В том же году, в марте, Шагал и Вава развелись, чтобы в сентябре снова пожениться с более выгодным для Вавы брачным контрактом, что было нарушением французского закона, по которому требовалось заблаговременно уведомить об этом Иду. Она же ничего об этом не знала и когда попросила Шагала все с ней обсудить, то он беспомощно промычал по-русски: «Я не могу, я не могу». Ида все же продолжала к нему приезжать и стала уделять много времени искусству отца. В 1959 году она поехала в Россию искать картины и документы для выдающегося исследования, которое писал ее муж о Шагале.
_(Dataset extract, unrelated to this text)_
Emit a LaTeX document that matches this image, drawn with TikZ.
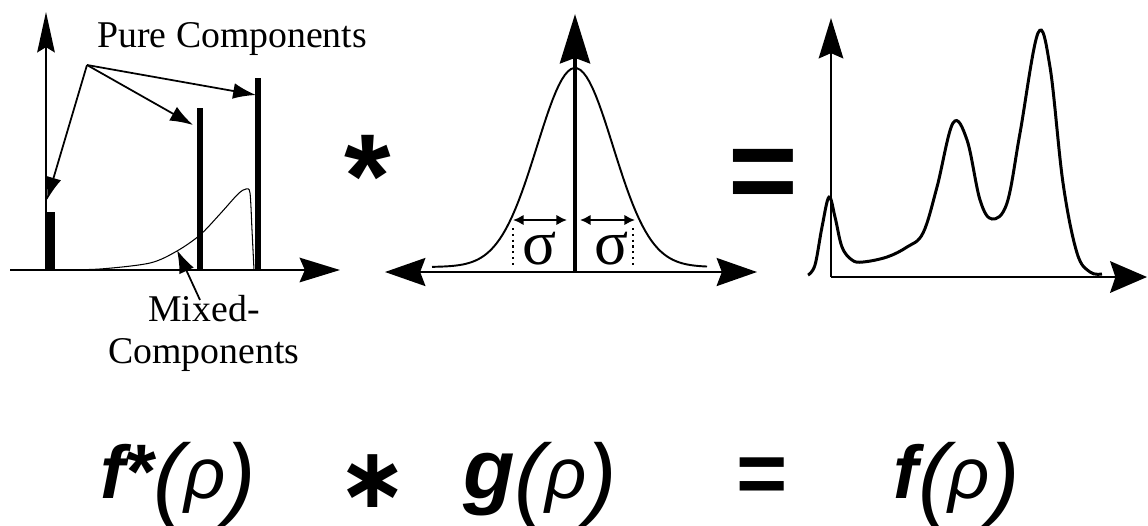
\documentclass[tikz,border=0pt]{standalone}
\usepackage{fontspec}
\setmainfont{Liberation Serif}
\newfontfamily\helv{Liberation Sans}
\newfontfamily\dejav{DejaVu Sans}
\usetikzlibrary{arrows.meta}
\newcommand\argrho{\itshape\fontsize{52}{54}\selectfont\raisebox{-6pt}{(}%
  \fontsize{41}{43}\selectfont ρ\fontsize{52}{54}\selectfont\raisebox{-6pt}{)}}

\begin{document}
\begin{tikzpicture}[x=0.02cm,y=-0.02cm,>=Latex,
  axis/.style={line width=1.1pt},
  pointer/.style={line width=1pt,-{Latex[length=13pt,width=9pt]}},
  sig/.style={line width=1.2pt,{Latex[length=6pt,width=6pt]}-{Latex[length=6pt,width=6pt]}},
  lbl/.style={inner sep=0pt,font=\fontsize{21.5}{24}\selectfont},
  big/.style={inner sep=0pt,anchor=north,font=\helv\bfseries\fontsize{68}{70}\selectfont},
  form/.style={inner sep=0pt,anchor=base west,font=\helv\fontsize{38}{40}\selectfont}]
\useasboundingbox (0,0) rectangle (1148,525);

% f*: pure and mixed components
\coordinate (O1) at (46,270);
\draw[axis,-{Stealth[length=23pt,width=10pt,inset=3pt]}] (O1) -- (46,12);
\draw[axis,-{Stealth[length=23pt,width=14pt,inset=3pt]}] (10,270) -- (340,270);
\fill (45,212) rectangle (55,270);
\fill (197,108) rectangle (203,270);
\fill (255,78) rectangle (261,270);
\draw[line width=0.6pt] plot[smooth] coordinates {(55,270) (100,269) (150,263) (177,251)
  (200,235) (220,214) (238,194) (246,189) (250,193) (252,230) (254,270)};
\node[lbl,anchor=base west] (pure) at (97,47) {Pure Components};
\coordinate (pc) at (87,65);
\coordinate (B1) at (47,200);
\coordinate (B2) at (193,125);
\coordinate (B3) at (256,95);
\draw[pointer] (pc) -- (B1);
\draw[pointer] (pc) -- (B2);
\draw[pointer] (pc) -- (B3);
\node[lbl,align=center,anchor=north] (mixed) at (204,295) {Mixed-\\Components};
\coordinate (mc) at (200,300);
\coordinate (M1) at (177,250);
\draw[pointer] (mc) -- (M1);

\node[big] (conv) at (368,135) {*};

% g: gaussian
\coordinate (O2) at (575,272);
\draw[line width=2.8pt,-{Stealth[length=28pt,width=17pt,inset=3pt]}] (O2) -- (575,14);
\draw[axis,{Stealth[length=23pt,width=16pt,inset=3pt]}-{Stealth[length=23pt,width=16pt,inset=3pt]}] (385,272) -- (757,272);
\draw[line width=1.1pt] plot[domain=432:707,samples=90] (\x,{267-199*exp(-((\x-575)/38)^2/2)});
\draw[sig] (513,220) -- (567,220);
\draw[sig] (580,220) -- (635,220);
\draw[dotted,line width=1.3pt] (513,228) -- (513,268);
\draw[dotted,line width=1.3pt] (633,228) -- (633,268);
\node[inner sep=0pt,font=\fontsize{36}{38}\selectfont] (s1) at (540,249) {σ};
\node[inner sep=0pt,font=\fontsize{36}{38}\selectfont] (s2) at (612,249) {σ};

\node[big] (eq) at (763,149) {=};

% f: result
\coordinate (O3) at (831,277);
\draw[axis,-{Stealth[length=23pt,width=14pt,inset=3pt]}] (O3) -- (831,18);
\draw[axis,-{Stealth[length=21pt,width=18pt,inset=3pt]}] (O3) -- (1147,277);
\draw[line width=1.7pt] plot[smooth,tension=0.6] coordinates {(808,275) (815,265) (822,227)
  (829,197) (835,217) (842,247) (852,260) (863,262) (887,257) (907,247) (923,233)
  (937,187) (953,123) (967,140) (980,200) (992,219) (1007,203) (1020,133) (1038,33)
  (1050,67) (1063,183) (1077,253) (1090,272) (1102,274)};

% formula
\node[form] (ffs) at (100,498) {{\bfseries\itshape\fontsize{42.6}{44}\selectfont f\kern-1pt\fontsize{44}{44}\selectfont*}\argrho};
\node[inner sep=0pt,font=\dejav\bfseries\fontsize{48}{50}\selectfont] (cstar) at (373,481) {∗};
\node[form] (gg) at (463,498) {{\bfseries\itshape\fontsize{48}{50}\selectfont g}\argrho};
\node[big,font=\helv\bfseries\fontsize{50}{52}\selectfont] (eqs) at (762,457) {=};
\node[form] (ff) at (893,498) {{\bfseries\itshape\fontsize{42.6}{44}\selectfont f}\argrho};
\end{tikzpicture}
\end{document}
В России у нее состоялись волнующие встречи с двумя уцелевшими сестрами отца (чья необразованность шокировала ее, но, несмотря на это, она посылала им с Запада подарки до конца их жизни) и с братьями Беллы: Абрашкой, с которым у нее было мало общего, и с Яковом, которого она обожала. Ида понимала, что должна жертвовать собой во имя покоя и гармонии в семье и ради работ отца. Вава, говорила она коллекционеру Луи Стерну в 1959 году, – «великий СТРАТЕГ, и сказать, что она опасна, это значит не сказать ничего, но он почему-то этим забавляется и как-то это уважает». Когда Ида перестала быть дилером Шагала, его содружество с Магом укрепилось, и этот энергичный дилер времен послевоенного модернизма упрочил его репутацию. Вокруг происходили необратимые изменения: смерть вырывала из жизни друзей и коллег – в 1952 году ушел Поль Элюар, в 1954 году – Матисс и Иосиф Опатошу. Смерть этого человека потрясла Шагала, с его уходом исчезала тесная связь и с миром идиша. Все пустоты заполняла собой Вава, которая вскоре стала незаменима как эмоционально, так и практически.
Шагал наблюдал, как в 50-е годы стали исчезать представители парижской школы: Дюфи и Пикабиа умерли в 1953 году, Дерен – в 1954 году, в 1955-м – Леже, в 1958-м – Руо. Умерли и значительные художники из числа его русских коллег: Малевич – в 1935-м, Лисицкий и Явленский – в 1941-м, Сутин – в 1943-м, Кандинский – в 1944-м; те же, кто за последние десятилетия ничем себя не проявили (Ларионов и Гончарова), жили в нищете. Полностью изменилось их положение по сравнению с тем, что было сорок лет тому назад, когда Шагал был аутсайдером в Москве и в Санкт-Петербурге. Теперь Шагал помогал своему нуждающемуся русскому приятелю. «Дорогой Шагал, – писал дрожащей рукой в 1951 году бывший лидер авангарда. – Я Вас очень благодарю за Ваше милое и дружеское отношение и за посылку трех тысяч мне – тем более что лично мы так мало знакомы. Извините за почерк – я еще рукой плохо владею. Очень Вам признателен. М. Ларионов». В 50—60-е годы Пикассо, Миро и Шагал, оставшиеся в живых великие художники, столкнулись со сложной задачей: в то время, когда возник кризис доверия к европейской станковой живописи, не допустить, чтобы их творчество утратило новизну. Все трое старались использовать новые средства выражения и обратились к декоративной монументальности. У Пикассо это была керамика и картины больших размеров, у Миро – фрески отеля «Терраса Плаза» и керамические украшения стен; у Шагала – витражи и проекты фресок в Европе и в Америке. Матисс делал то же самое. «С картинами теперь, похоже, для меня покончено. Я – для декора, – писал он в 1945 году. – Там я отдаю все, что могу, – все, что накопил за всю свою жизнь. В картинах я могу идти лишь назад по той же дороге». Для Шагала, художника, вросшего корнями в повествовательность, в земную действительность, инстинктивно враждебного абстрактному искусству, этот поворот к декоративности оказался даже более критичным, чем для других. Пикассо и Миро были южными художниками с естественной склонностью к классике, но их всегда привлекали формалистские новшества, которые в 50-х годах звучали в унисон с интернациональным движением к абстракции. Шагал был одиноким русским, который перенес более серьезный эмоциональный переворот, он не чувствовал себя в полной безопасности и все еще постоянно нервничал, ощущая себя чужеродным элементом. В возрасте семидесяти одного года он признавал, что волнуется из-за парижской выставки, как семнадцатилетний мальчик.
Шагал понимал, что для стариков ставки в искусстве весьма высоки, и хотя Вава плодила врагов, именно ее простодушная преданность позволила художнику в последние тридцать лет его жизни создавать картины, фрески, витражи и театральные декорации.